[Entries from a dataset]
(begin)

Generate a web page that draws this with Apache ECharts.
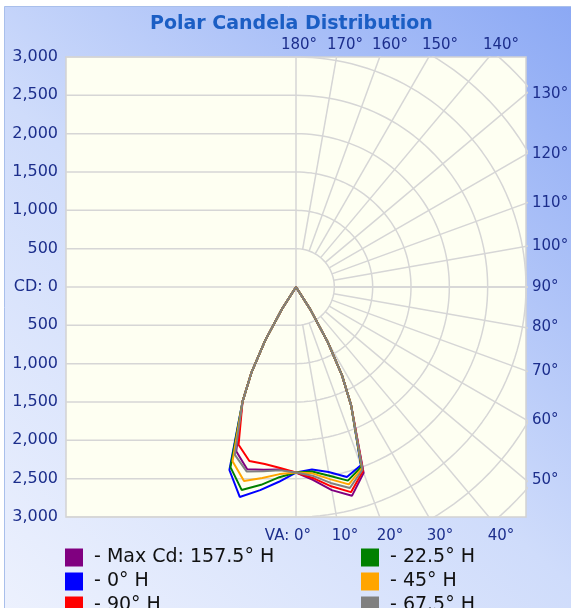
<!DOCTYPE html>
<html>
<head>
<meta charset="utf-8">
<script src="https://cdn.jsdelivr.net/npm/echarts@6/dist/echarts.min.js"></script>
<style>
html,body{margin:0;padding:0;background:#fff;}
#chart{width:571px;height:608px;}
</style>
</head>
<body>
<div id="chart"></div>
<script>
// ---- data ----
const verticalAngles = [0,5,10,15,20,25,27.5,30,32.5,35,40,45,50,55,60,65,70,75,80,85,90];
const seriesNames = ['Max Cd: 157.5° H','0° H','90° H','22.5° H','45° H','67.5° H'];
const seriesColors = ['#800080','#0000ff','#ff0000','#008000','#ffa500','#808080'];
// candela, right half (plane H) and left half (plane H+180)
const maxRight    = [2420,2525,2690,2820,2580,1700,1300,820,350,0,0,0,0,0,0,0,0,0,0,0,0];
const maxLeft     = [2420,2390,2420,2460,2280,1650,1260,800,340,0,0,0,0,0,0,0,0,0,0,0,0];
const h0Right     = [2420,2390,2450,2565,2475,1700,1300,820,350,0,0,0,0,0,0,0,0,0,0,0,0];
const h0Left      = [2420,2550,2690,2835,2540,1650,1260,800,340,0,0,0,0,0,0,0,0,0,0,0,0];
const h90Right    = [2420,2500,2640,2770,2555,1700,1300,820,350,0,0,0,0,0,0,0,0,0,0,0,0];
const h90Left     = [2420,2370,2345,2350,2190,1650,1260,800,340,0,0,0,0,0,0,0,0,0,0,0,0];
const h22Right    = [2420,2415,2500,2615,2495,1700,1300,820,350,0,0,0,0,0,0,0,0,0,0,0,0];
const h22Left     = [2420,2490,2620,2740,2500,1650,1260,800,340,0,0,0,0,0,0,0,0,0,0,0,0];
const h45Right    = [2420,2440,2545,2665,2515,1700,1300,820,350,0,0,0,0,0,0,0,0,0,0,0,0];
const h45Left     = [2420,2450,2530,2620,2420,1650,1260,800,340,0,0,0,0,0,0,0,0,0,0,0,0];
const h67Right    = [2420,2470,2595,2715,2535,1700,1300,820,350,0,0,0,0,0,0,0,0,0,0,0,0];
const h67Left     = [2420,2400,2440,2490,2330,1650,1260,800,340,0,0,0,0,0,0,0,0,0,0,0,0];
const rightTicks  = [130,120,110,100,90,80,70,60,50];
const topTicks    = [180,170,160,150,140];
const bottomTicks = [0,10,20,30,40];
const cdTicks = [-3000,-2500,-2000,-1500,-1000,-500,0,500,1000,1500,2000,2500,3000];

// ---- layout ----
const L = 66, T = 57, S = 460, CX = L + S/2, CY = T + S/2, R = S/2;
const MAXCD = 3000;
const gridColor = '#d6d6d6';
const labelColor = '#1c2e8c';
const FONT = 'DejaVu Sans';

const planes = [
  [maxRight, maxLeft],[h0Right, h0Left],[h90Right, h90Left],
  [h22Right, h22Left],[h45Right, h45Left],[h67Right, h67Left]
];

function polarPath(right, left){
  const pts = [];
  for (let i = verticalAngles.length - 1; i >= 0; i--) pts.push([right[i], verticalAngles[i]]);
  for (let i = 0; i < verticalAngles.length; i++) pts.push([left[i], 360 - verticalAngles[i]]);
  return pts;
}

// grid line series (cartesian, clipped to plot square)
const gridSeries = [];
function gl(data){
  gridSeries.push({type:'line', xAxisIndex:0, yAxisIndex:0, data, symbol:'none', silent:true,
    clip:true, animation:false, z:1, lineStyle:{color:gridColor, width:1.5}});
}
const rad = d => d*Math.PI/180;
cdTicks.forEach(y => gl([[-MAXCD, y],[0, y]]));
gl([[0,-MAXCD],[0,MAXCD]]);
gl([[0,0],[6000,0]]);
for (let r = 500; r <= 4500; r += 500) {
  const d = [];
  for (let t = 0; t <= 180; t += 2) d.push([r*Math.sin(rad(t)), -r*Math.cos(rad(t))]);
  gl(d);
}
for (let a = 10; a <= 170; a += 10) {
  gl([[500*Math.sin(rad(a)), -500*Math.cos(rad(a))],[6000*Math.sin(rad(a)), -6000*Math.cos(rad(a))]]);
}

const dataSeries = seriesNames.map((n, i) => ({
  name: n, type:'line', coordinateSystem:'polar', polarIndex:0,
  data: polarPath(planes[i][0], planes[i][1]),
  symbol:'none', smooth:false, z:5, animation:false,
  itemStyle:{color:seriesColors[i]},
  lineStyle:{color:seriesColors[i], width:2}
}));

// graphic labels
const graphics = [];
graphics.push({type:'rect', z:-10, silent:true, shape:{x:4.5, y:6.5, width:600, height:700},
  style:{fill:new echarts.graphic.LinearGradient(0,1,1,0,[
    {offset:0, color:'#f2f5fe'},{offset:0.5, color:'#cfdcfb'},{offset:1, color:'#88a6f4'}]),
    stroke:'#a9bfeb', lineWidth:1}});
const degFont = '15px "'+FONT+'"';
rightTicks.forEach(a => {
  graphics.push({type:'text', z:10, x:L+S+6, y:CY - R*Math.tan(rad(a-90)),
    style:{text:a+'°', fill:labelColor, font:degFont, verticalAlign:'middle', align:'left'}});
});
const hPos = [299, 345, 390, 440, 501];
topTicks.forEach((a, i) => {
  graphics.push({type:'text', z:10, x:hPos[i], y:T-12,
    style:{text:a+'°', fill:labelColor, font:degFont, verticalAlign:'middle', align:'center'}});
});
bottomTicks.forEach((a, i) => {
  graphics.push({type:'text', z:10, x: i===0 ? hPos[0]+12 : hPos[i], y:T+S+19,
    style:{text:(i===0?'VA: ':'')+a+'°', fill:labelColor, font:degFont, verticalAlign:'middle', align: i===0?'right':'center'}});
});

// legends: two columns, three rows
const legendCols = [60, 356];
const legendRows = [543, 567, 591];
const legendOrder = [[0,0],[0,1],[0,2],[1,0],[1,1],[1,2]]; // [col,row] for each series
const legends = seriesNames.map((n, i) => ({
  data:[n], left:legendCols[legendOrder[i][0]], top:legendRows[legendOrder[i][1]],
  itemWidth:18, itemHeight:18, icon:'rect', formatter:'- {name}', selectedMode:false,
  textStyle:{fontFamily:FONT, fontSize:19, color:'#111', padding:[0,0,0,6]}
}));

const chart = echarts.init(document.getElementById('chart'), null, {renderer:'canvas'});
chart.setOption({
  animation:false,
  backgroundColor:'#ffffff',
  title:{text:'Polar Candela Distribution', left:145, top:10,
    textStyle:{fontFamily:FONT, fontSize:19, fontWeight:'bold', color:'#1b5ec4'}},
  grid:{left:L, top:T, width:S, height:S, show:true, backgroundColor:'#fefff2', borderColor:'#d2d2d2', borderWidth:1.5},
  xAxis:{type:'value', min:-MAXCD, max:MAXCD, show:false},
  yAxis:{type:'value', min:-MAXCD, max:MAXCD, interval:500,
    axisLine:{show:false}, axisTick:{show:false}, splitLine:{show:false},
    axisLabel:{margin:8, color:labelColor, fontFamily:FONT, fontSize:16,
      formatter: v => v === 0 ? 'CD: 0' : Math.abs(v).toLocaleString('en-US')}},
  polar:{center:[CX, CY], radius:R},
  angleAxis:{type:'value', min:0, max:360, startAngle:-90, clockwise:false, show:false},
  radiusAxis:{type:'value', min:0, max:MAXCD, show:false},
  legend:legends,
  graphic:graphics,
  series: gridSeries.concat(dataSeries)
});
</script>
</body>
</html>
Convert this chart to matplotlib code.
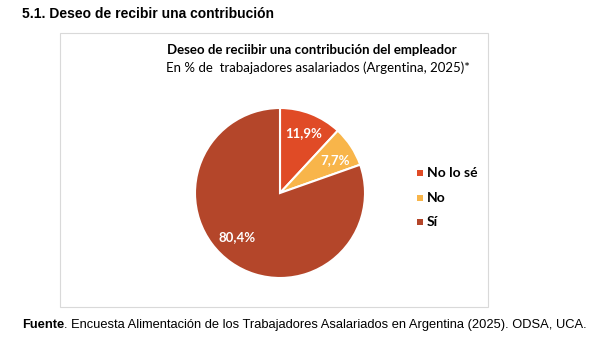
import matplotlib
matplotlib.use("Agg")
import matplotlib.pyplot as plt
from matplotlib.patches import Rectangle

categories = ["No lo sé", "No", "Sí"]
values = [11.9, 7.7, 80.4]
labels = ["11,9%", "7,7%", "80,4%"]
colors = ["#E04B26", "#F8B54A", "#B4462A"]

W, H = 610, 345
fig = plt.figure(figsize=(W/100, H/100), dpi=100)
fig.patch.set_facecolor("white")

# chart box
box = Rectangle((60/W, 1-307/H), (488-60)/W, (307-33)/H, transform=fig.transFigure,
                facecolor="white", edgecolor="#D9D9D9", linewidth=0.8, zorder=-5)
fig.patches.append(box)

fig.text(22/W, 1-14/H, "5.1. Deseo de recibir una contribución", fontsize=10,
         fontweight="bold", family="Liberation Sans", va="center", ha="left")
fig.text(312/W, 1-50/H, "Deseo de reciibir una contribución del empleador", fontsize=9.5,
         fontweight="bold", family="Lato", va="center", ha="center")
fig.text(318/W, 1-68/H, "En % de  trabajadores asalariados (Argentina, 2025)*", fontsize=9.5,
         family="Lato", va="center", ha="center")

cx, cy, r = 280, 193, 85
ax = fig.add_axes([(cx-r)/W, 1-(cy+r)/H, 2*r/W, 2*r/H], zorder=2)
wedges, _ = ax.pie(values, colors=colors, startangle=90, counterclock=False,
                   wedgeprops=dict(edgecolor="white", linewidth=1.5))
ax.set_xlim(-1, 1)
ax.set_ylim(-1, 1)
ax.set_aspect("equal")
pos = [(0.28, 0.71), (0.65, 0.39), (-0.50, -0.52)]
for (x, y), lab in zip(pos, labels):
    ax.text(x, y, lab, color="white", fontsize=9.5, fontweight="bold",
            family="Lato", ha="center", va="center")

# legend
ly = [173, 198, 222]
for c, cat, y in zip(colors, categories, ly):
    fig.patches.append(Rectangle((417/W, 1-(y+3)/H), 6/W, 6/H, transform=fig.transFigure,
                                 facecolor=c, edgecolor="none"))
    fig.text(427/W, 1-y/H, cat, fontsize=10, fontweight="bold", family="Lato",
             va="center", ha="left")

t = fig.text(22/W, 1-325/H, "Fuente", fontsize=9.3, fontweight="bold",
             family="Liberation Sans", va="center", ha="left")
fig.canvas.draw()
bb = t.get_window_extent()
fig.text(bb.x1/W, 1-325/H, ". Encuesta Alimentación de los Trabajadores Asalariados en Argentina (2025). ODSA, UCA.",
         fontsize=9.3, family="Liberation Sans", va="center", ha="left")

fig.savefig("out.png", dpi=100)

(end)

From the material above, gather all lines that include the string "this" and copy them.

Generate a web page that draws this with Apache ECharts.
Convert this chart to matplotlib code.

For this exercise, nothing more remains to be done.